Джодара снова начал слепить приступ гнева болезненного и острого, как внезапный резкий ожог факела.
– Прекрати это или Богом клянусь я перережу тебе горло и самолично вырежу твое черное сердце прямо тут, а утром зарою его в серую соль. Останки твои я скормлю псам, чтоб даже сам Йормунг не смог при желании воскресить твои скверные кости.
– Хорошо! – она вдруг выпрямилась, перестала смеяться и села обратно на перевернутый стул, положив одну ногу на другую, и накрыла свои острые колени скрещенными грязными руками. Лицо ее было перепачкано в крови, а тонкие губы были сильно разбиты.
– Благочестивые речи сильного человека, – она спокойно кивнула.– Не спорю!
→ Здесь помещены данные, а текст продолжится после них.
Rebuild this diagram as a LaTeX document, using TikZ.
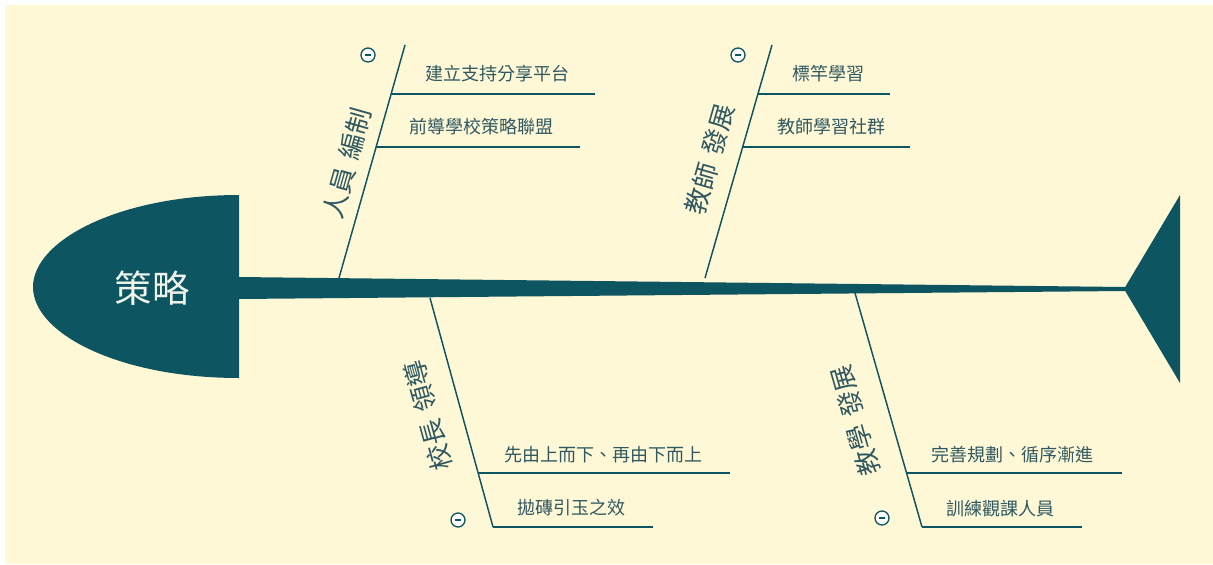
\documentclass[tikz,border=0pt]{standalone}
\usepackage{fontspec}
\setmainfont{Noto Sans CJK TC}
\definecolor{bgc}{RGB}{255,248,214}
\definecolor{fishc}{RGB}{14,85,98}
\definecolor{txtc}{RGB}{47,88,98}
\definecolor{headtxt}{RGB}{240,245,235}
\begin{document}
\begin{tikzpicture}[x=0.75pt,y=-0.75pt,
  bone/.style={draw=fishc, line width=1.1pt},
  twig/.style={draw=fishc, line width=1.5pt},
  leaf/.style={anchor=west, text=txtc, font=\fontsize{13.5}{15}\selectfont, inner sep=0pt},
  cat/.style={text=txtc, font=\fontsize{19.5}{22}\selectfont, inner sep=0pt},
  minusbtn/.style={circle, draw=fishc, fill=white, line width=1pt, minimum size=10.5pt, inner sep=0pt,
    path picture={\draw[fishc, line width=0.8pt] ([xshift=-2.4pt]path picture bounding box.center) -- ([xshift=2.4pt]path picture bounding box.center);}}]
\useasboundingbox (0,0) rectangle (1213,564);
\fill[white] (0,0) rectangle (1213,564);
\fill[bgc] (5,5) rectangle (1213,564);
% head
\fill[fishc] (239,195) .. controls (120,195) and (33,240) .. (33,287) .. controls (33,334) and (120,378) .. (239,378) -- cycle;
\node[text=headtxt, font=\fontsize{28}{30}\selectfont, inner sep=0pt] (head) at (152,288) {策略};
% spine and tail
\fill[fishc] (239,277) -- (1125,287) -- (1125,291) -- (239,299) -- cycle;
\fill[fishc] (1124,289) -- (1180,195) -- (1180,383) -- cycle;
% bone 1: top-left
\coordinate (b1s) at (339,278); \coordinate (b1e) at (405,45);
\draw[bone] (b1s) -- (b1e);
\coordinate (t11s) at (391,94); \coordinate (t11e) at (595,94);
\coordinate (t12s) at (376,147); \coordinate (t12e) at (580,147);
\draw[twig] (t11s) -- (t11e);
\draw[twig] (t12s) -- (t12e);
\node[leaf] (l11) at (425,74) {建立支持分享平台};
\node[leaf] (l12) at (409,127) {前導學校策略聯盟};
\node[cat, rotate=74.2] (c1) at (347,163) {人員\hspace{0.35em}編制};
\node[minusbtn] (m1) at (368,55) {};
% bone 2: top-right
\coordinate (b2s) at (705,278); \coordinate (b2e) at (772,45);
\draw[bone] (b2s) -- (b2e);
\coordinate (t21s) at (758,94); \coordinate (t21e) at (890,94);
\coordinate (t22s) at (743,147); \coordinate (t22e) at (910,147);
\draw[twig] (t21s) -- (t21e);
\draw[twig] (t22s) -- (t22e);
\node[leaf] (l21) at (792,74) {標竿學習};
\node[leaf] (l22) at (777,127) {教師學習社群};
\node[cat, rotate=74] (c2) at (710,159) {教師\hspace{0.35em}發展};
\node[minusbtn] (m2) at (738,55) {};
% bone 3: bottom-left
\coordinate (b3s) at (430,298); \coordinate (b3e) at (493,527);
\draw[bone] (b3s) -- (b3e);
\coordinate (t31s) at (478,473); \coordinate (t31e) at (730,473);
\coordinate (t32s) at (493,527); \coordinate (t32e) at (653,527);
\draw[twig] (t31s) -- (t31e);
\draw[twig] (t32s) -- (t32e);
\node[leaf] (l31) at (504,455) {先由上而下、再由下而上};
\node[leaf] (l32) at (517,508) {拋磚引玉之效};
\node[cat, rotate=105.4] (c3) at (428,416) {校長\hspace{0.35em}領導};
\node[minusbtn] (m3) at (458,520) {};
% bone 4: bottom-right
\coordinate (b4s) at (855,293); \coordinate (b4e) at (922,527);
\draw[bone] (b4s) -- (b4e);
\coordinate (t41s) at (906,473); \coordinate (t41e) at (1122,473);
\coordinate (t42s) at (922,527); \coordinate (t42e) at (1082,527);
\draw[twig] (t41s) -- (t41e);
\draw[twig] (t42s) -- (t42e);
\node[leaf] (l41) at (931,455) {完善規劃、循序漸進};
\node[leaf] (l42) at (946,509) {訓練觀課人員};
\node[cat, rotate=106] (c4) at (855,421) {教學\hspace{0.35em}發展};
\node[minusbtn] (m4) at (882,518) {};
\end{tikzpicture}
\end{document}
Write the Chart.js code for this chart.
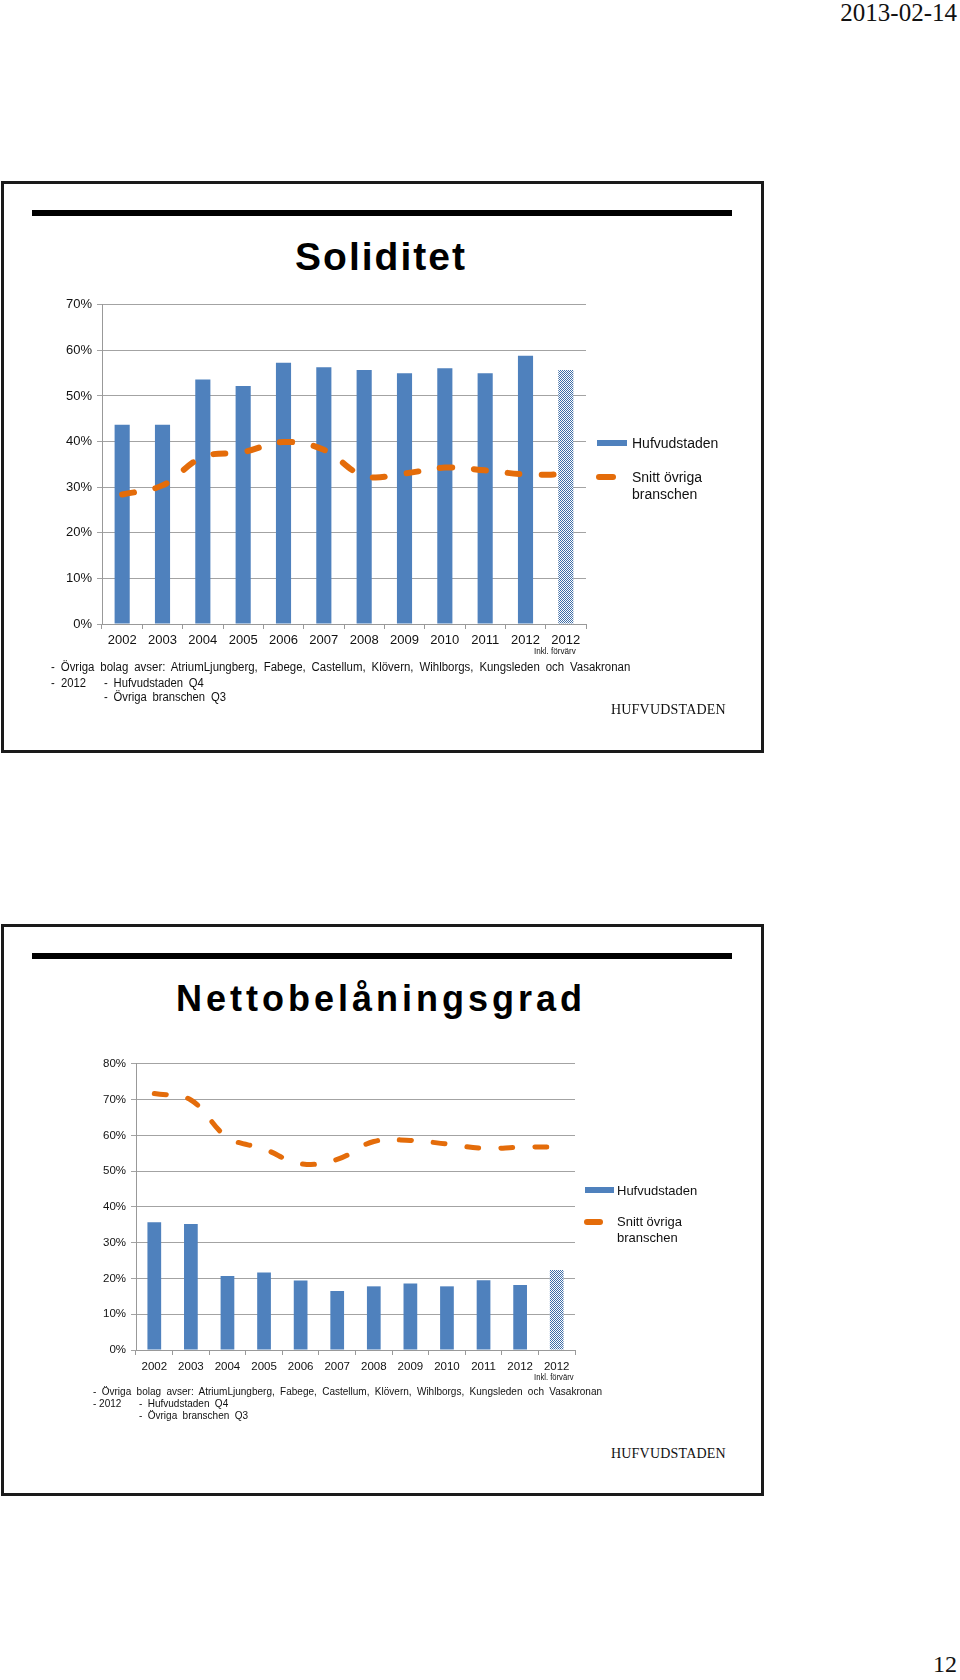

– Не думаю, что тебе от меня сейчас было бы меньше пользы, если бы я служила в монастыре Света, ослепленная верой в Предвечного, лишенная лица, имени и всех человеческих желаний разом, закутанная в грубую и колючую робу, запертая в каменном гробу, ежедневно замерзая и мучаясь от голода и беспрерывно молясь. Молилась бы я лишь о избавлении от жуткого страха. От страха быть свободной от монастырских стен, книг и лживых званий и потому имея возможность умереть однажды от голода, быть забитой насмерть своим пьяным до беспамятства мужем, умереть при родах в хлеву или быть ради пьяного веселья изнасилованной имперскими гвардейцами, которые на летнем празднике по ошибке заехали бы в село, где я когда-то родилась. Вы называете подобную жизнь – жизнью в Империи Грез среди людей, которые действительно верят в добро и ежедневно молятся Предвечному Свету? Вы ошиблись и назвать все это нужно было вовсе не так. Куда лучше пошла бы – Империя Слез!